Question

Write down the sequence of natural numbers
which leave a remainder 3 on division by
6. What is the 10th term of this sequence .
How many terms of this sequence are
between two and 400.​

Answer 1

Answer:

66 terms

Step-by-step explanation:

n = qd + r, where n is the number, q is quotient, d is divisor and r is remainder.
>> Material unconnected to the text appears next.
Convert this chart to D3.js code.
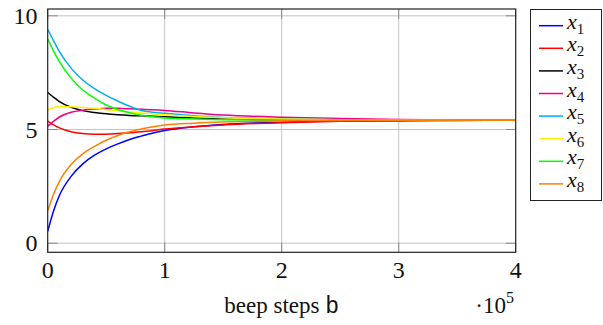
<!DOCTYPE html>
<html>
<head>
<meta charset="utf-8">
<script src="https://cdn.jsdelivr.net/npm/d3@7"></script>
<style>
  body { margin: 0; background: #fff; }
  svg { display: block; }
  text { font-family: "Liberation Serif", "DejaVu Serif", serif; fill: #111; }
  .mono { font-family: "Liberation Mono", "DejaVu Sans Mono", monospace; }
</style>
</head>
<body>
<div id="chart"></div>
<script>

// beep steps, in units of 10^5
var steps = [0, 0.05, 0.1, 0.2, 0.3, 0.4, 0.5, 0.6, 0.7, 0.8, 0.9, 1.0, 1.25, 1.5, 2, 2.5, 3, 3.5, 4];

var x1 = [0.52, 1.42, 2.10, 2.94, 3.49, 3.87, 4.15, 4.37, 4.56, 4.71, 4.85, 4.96, 5.12, 5.22, 5.32, 5.37, 5.39, 5.40, 5.41];
var x2 = [5.37, 5.20, 5.07, 4.90, 4.82, 4.79, 4.79, 4.82, 4.86, 4.90, 4.96, 5.02, 5.12, 5.20, 5.30, 5.36, 5.39, 5.41, 5.41];
var x3 = [6.63, 6.42, 6.23, 5.98, 5.83, 5.75, 5.69, 5.65, 5.62, 5.60, 5.58, 5.56, 5.51, 5.47, 5.43, 5.42, 5.41, 5.41, 5.41];
var x4 = [5.15, 5.36, 5.55, 5.76, 5.85, 5.90, 5.93, 5.93, 5.91, 5.89, 5.87, 5.84, 5.73, 5.64, 5.54, 5.48, 5.44, 5.42, 5.41];
var x5 = [9.41, 8.90, 8.43, 7.70, 7.18, 6.80, 6.50, 6.25, 6.02, 5.84, 5.76, 5.71, 5.60, 5.53, 5.46, 5.43, 5.42, 5.41, 5.41];
var x6 = [5.86, 5.96, 6.01, 6.00, 5.97, 5.93, 5.87, 5.82, 5.77, 5.73, 5.69, 5.65, 5.57, 5.52, 5.46, 5.43, 5.42, 5.41, 5.41];
var x7 = [8.99, 8.45, 7.99, 7.26, 6.74, 6.38, 6.08, 5.88, 5.74, 5.63, 5.56, 5.51, 5.46, 5.43, 5.41, 5.41, 5.41, 5.41, 5.41];
var x8 = [1.43, 2.15, 2.72, 3.46, 3.93, 4.26, 4.53, 4.74, 4.90, 5.02, 5.12, 5.20, 5.28, 5.33, 5.38, 5.40, 5.41, 5.41, 5.41];

var seriesNames = ["1", "2", "3", "4", "5", "6", "7", "8"];
var seriesValues = [x1, x2, x3, x4, x5, x6, x7, x8];
var seriesColors = ["#0000ff", "#ff0000", "#000000", "#ec008c", "#00aeef", "#fff200", "#00ff00", "#ff8000"];

var xTicks = [0, 1, 2, 3, 4];
var yTicks = [0, 5, 10];


var width = 603, height = 325;
var plotLeft = 47.7, plotRight = 515.7, plotTop = 9, plotBottom = 252.3;

var svg = d3.select("#chart").append("svg")
    .attr("width", width)
    .attr("height", height);

var xScale = d3.scaleLinear().domain([0, 4]).range([plotLeft, plotRight]);
var yScale = d3.scaleLinear().domain([-0.4, 10.3]).range([plotBottom, plotTop]);

// grid
svg.append("g").selectAll("line")
    .data(xTicks.slice(1, -1))
    .enter()
    .append("line")
    .attr("x1", function(d) { return xScale(d); })
    .attr("x2", function(d) { return xScale(d); })
    .attr("y1", plotTop)
    .attr("y2", plotBottom)
    .attr("stroke", "#c4c4c4")
    .attr("stroke-width", 1);

svg.append("g").selectAll("line")
    .data(yTicks)
    .enter()
    .append("line")
    .attr("x1", plotLeft)
    .attr("x2", plotRight)
    .attr("y1", function(d) { return yScale(d); })
    .attr("y2", function(d) { return yScale(d); })
    .attr("stroke", "#c4c4c4")
    .attr("stroke-width", 1);

// inner ticks on all four sides
var tickLen = 10;
var tickGroup = svg.append("g").attr("stroke", "#8a8a8a").attr("stroke-width", 1);
xTicks.forEach(function(d) {
    tickGroup.append("line")
        .attr("x1", xScale(d)).attr("x2", xScale(d))
        .attr("y1", plotBottom).attr("y2", plotBottom - tickLen);
    tickGroup.append("line")
        .attr("x1", xScale(d)).attr("x2", xScale(d))
        .attr("y1", plotTop).attr("y2", plotTop + tickLen);
});
yTicks.forEach(function(d) {
    tickGroup.append("line")
        .attr("x1", plotLeft).attr("x2", plotLeft + tickLen)
        .attr("y1", yScale(d)).attr("y2", yScale(d));
    tickGroup.append("line")
        .attr("x1", plotRight).attr("x2", plotRight - tickLen)
        .attr("y1", yScale(d)).attr("y2", yScale(d));
});

// curves
svg.append("clipPath")
    .attr("id", "plotClip")
    .append("rect")
    .attr("x", plotLeft).attr("y", plotTop)
    .attr("width", plotRight - plotLeft).attr("height", plotBottom - plotTop);

var line = d3.line()
    .x(function(d, i) { return xScale(steps[i]); })
    .y(function(d) { return yScale(d); })
    .curve(d3.curveMonotoneX);

svg.append("g")
    .attr("clip-path", "url(#plotClip)")
    .selectAll("path")
    .data(seriesValues)
    .enter()
    .append("path")
    .attr("d", function(d) { return line(d); })
    .attr("fill", "none")
    .attr("stroke", function(d, i) { return seriesColors[i]; })
    .attr("stroke-width", 1.5);

// frame
svg.append("rect")
    .attr("x", plotLeft).attr("y", plotTop)
    .attr("width", plotRight - plotLeft).attr("height", plotBottom - plotTop)
    .attr("fill", "none")
    .attr("stroke", "#222")
    .attr("stroke-width", 1.2);

// tick labels
svg.append("g").selectAll("text")
    .data(xTicks)
    .enter()
    .append("text")
    .attr("x", function(d) { return xScale(d); })
    .attr("y", 277.5)
    .attr("text-anchor", "middle")
    .style("font-size", "24px")
    .text(function(d) { return d; });

svg.append("g").selectAll("text")
    .data(yTicks)
    .enter()
    .append("text")
    .attr("x", 37.5)
    .attr("y", function(d) { return yScale(d) + 8; })
    .attr("text-anchor", "end")
    .style("font-size", "24px")
    .text(function(d) { return d; });

// x label
var xl = svg.append("text")
    .attr("x", (plotLeft + plotRight) / 2)
    .attr("y", 313)
    .attr("text-anchor", "middle")
    .style("font-size", "23px");
xl.append("tspan").text("beep steps ");
xl.append("tspan").attr("class", "mono").text("b");

// scale factor
var sf = svg.append("text")
    .attr("x", 514)
    .attr("y", 313)
    .attr("text-anchor", "end")
    .style("font-size", "23px");
sf.append("tspan").text("\u00b710");
sf.append("tspan").attr("dy", -10).style("font-size", "16px").text("5");

// legend
var legend = svg.append("g");
legend.append("rect")
    .attr("x", 530.5).attr("y", 9.5)
    .attr("width", 71).attr("height", 191)
    .attr("fill", "#fff")
    .attr("stroke", "#222")
    .attr("stroke-width", 1);

var items = legend.selectAll("g")
    .data(seriesNames)
    .enter()
    .append("g")
    .attr("transform", function(d, i) { return "translate(0," + (25.7 + i * 22.6) + ")"; });

items.append("line")
    .attr("x1", 539).attr("x2", 563)
    .attr("y1", 0).attr("y2", 0)
    .attr("stroke", function(d, i) { return seriesColors[i]; })
    .attr("stroke-width", 1.5);

var lab = items.append("text")
    .attr("x", 567)
    .attr("y", 3)
    .style("font-size", "22px");
lab.append("tspan").style("font-style", "italic").text("x");
lab.append("tspan").attr("dy", 5).style("font-size", "15px").text(function(d) { return d; });

</script>
</body>
</html>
Here, let any term of this seq. be n.

n = required term ; quotient = q

divisor = 6, r = 3

So, term = 6q + 3

General term of this AP is 6q + 3. Therefore, 10th term is:

10th term = 6(10) + 3 = 63

Let 400 be xth term(nearest) of the seq.

=> 6x + 3 = 400

=> 6x = 396

=> x = 66

Since 2 is even lesser that the 1st term in the seq., value satisfying 6x(<2) + 3 doesnt matter.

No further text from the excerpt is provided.